"I will bring them back," God promises.
They are now scattered. They are far from home. And, then dislocation is more than geographic--among them are the blind and the lame. All will be brought home. They will once more be together, once more be at home.
Jeremiah describes the gifts of their new life--grain, wine, and oil. Party food, everyday food.
Jeremiah is describing the return for exiles. They have been scattered, dispossessed, and now the Lord will gather them and bring them home. Among those that will be brought back, be included are the blind, the lame.
I've recently been reading The Bible Makes Sense by Walter Brueggemann. He asserts that the Bible is describing something that happened a long time ago but not just that. Its preservation of memory shapes how we experience the presence.

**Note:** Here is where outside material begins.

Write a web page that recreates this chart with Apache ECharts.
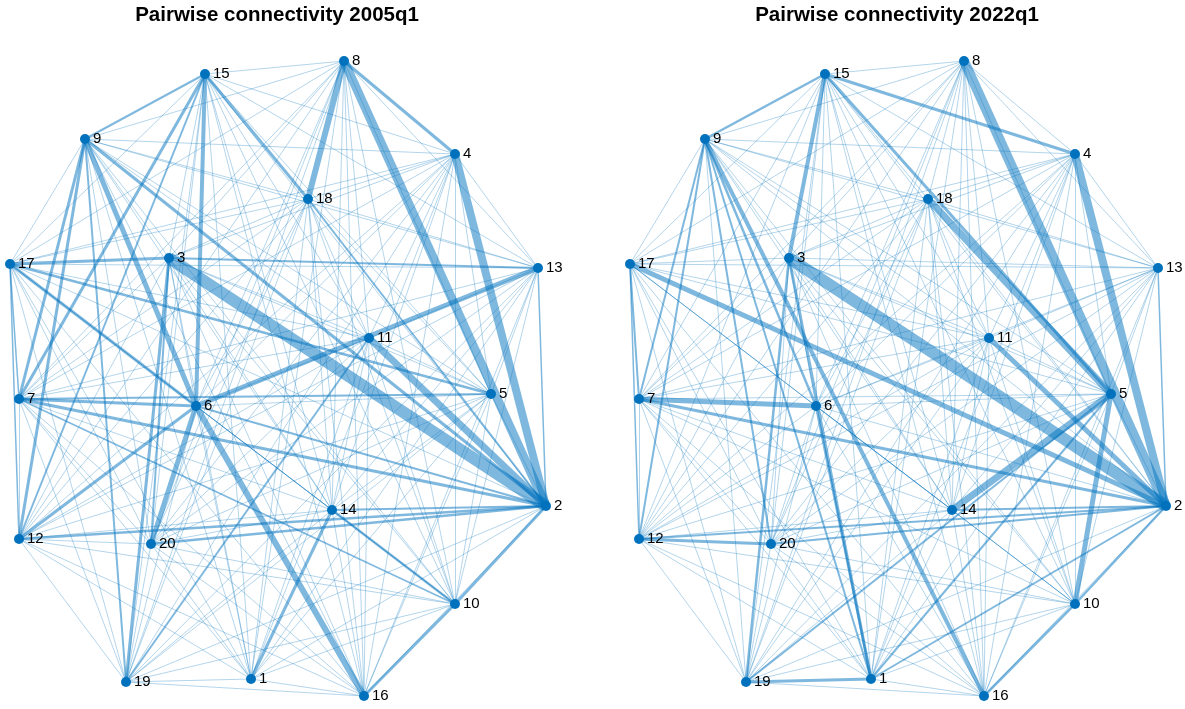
<!DOCTYPE html>
<html>
<head>
<meta charset="utf-8">
<script src="https://cdn.jsdelivr.net/npm/echarts@6/dist/echarts.min.js"></script>
<style>
html,body{margin:0;padding:0;background:#fff;}
#chart{width:1185px;height:709px;}
</style>
</head>
<body>
<div id="chart"></div>
<script>
// ---- data ----
const nodeNames = ['1','2','3','4','5','6','7','8','9','10','11','12','13','14','15','16','17','18','19','20'];
// layout coordinates of the nodes (shared by both panels)
const nodeX = [251,546,169,455,491,196,19,344,85,455,369,19,538,332,205,364,10,308,126,151];
const nodeY = [679,506,258,154,394,406,399,61,139,604,338,539,268,510,74,696,264,199,682,544];
const titles = ['Pairwise connectivity 2005q1','Pairwise connectivity 2022q1'];
// weak (background) connectivity weight of every other pair
const baseWeight2005 = 0.6;
const baseWeight2022 = 0.6;
// stronger pairwise links: [node, node, weight]
const strong2005 = [
  [3,2,12],[8,2,9],[4,2,8],[11,2,7],[8,18,6],[6,13,5],[9,6,5],[6,16,6],[6,20,5],[15,6,4],
  [8,4,3],[17,3,3],[17,6,3],[17,5,2.5],[9,7,3],[9,12,3],[9,2,3],[9,15,2],[9,19,2],
  [15,7,3],[15,18,3],[15,12,2],[3,13,2],[3,19,3],[7,6,3],[7,5,2],[7,2,3],[6,12,3],[6,2,2],
  [12,2,2.5],[20,2,2.5],[1,14,3],[14,10,2.5],[14,2,2],[10,2,3],[10,16,3],[18,2,2],
  [13,2,1.5],[17,12,1.5],[17,7,1.5],[11,19,2],[3,20,2],[7,10,1.5]
];
const strong2022 = [
  [3,2,12],[8,2,10],[4,2,8],[18,5,7],[11,2,5],[14,5,7],[5,10,5],[7,6,5],[17,2,5],
  [15,3,4],[9,16,4],[19,1,3],[12,20,3],[7,2,3],[15,4,3],[15,5,3],[9,15,2.5],[9,6,2.5],
  [9,20,2],[9,1,2],[12,2,2],[20,2,2],[14,2,2],[10,2,2.5],[10,16,2.5],[1,2,2],[3,1,3],
  [3,19,2.5],[9,7,2],[9,12,2],[17,7,2],[17,12,1.5],[6,1,2.5],[13,2,1.5],[5,19,2],[5,1,2]
];

// ---- build ----
function buildLinks(strong, base){
  const w = {};
  strong.forEach(([a,b,v])=>{ w[Math.min(a,b)+'-'+Math.max(a,b)] = v; });
  const links = [];
  for(let i=1;i<=nodeNames.length;i++){
    for(let j=i+1;j<=nodeNames.length;j++){
      const v = w[i+'-'+j] !== undefined ? w[i+'-'+j] : base;
      links.push({source:i-1,target:j-1,value:v,lineStyle:{width:v}});
    }
  }
  links.sort((p,q)=>p.value-q.value);
  return links;
}
const minX = Math.min(...nodeX), maxX = Math.max(...nodeX);
const minY = Math.min(...nodeY), maxY = Math.max(...nodeY);
const panelOffset = [0,620];
const font = 'Liberation Sans, Arial, Helvetica, sans-serif';
function makeSeries(k, strong, base){
  return {
    type:'graph', layout:'none', silent:true, roam:false,
    left: minX + panelOffset[k], top: minY, width: maxX-minX, height: maxY-minY,
    symbol:'circle', symbolSize:10,
    itemStyle:{color:'#0072BD'},
    label:{show:true, position:'right', distance:3, color:'#000', fontSize:15, fontFamily:font},
    lineStyle:{color:'#0072BD', opacity:0.5, curveness:0},
    data: nodeNames.map((n,i)=>({name:n, x:nodeX[i], y:nodeY[i]})),
    links: buildLinks(strong, base),
    z: 2
  };
}
const chart = echarts.init(document.getElementById('chart'), null, {renderer:'canvas'});
chart.setOption({
  animation:false,
  backgroundColor:'#fff',
  title:[
    {text:titles[0], left:272, top:0, textAlign:'center', textStyle:{fontSize:20.5, fontWeight:'bold', color:'#000', fontFamily:font}},
    {text:titles[1], left:892, top:0, textAlign:'center', textStyle:{fontSize:20.5, fontWeight:'bold', color:'#000', fontFamily:font}}
  ],
  series:[ makeSeries(0, strong2005, baseWeight2005), makeSeries(1, strong2022, baseWeight2022) ]
});
</script>
</body>
</html>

Brueggemann says about the Babylonian exile:
They were not harshly treated for the most part, but they felt enormously displaced. They knew in their lives a terrible bitterness....and some concluded either that God had failed or that all of his promises were now void and emptyBrueggemann then explains that we learn from the prophets that exile is not a permanent condition, that to bring people home is God's work. Remembering what they knew about the return from exile shaped the understanding of the first followers (and can continue to shape ours) of the good news of Jesus.
For example, in this week's gospel lection, Jesus calls a blind man to him and restores his sight. The man then joins those following Jesus.
Brueggemann says that the church has learned from the first Christians what they had learned from the Scriptures and continues to act in a way that will restore displaced persons to community.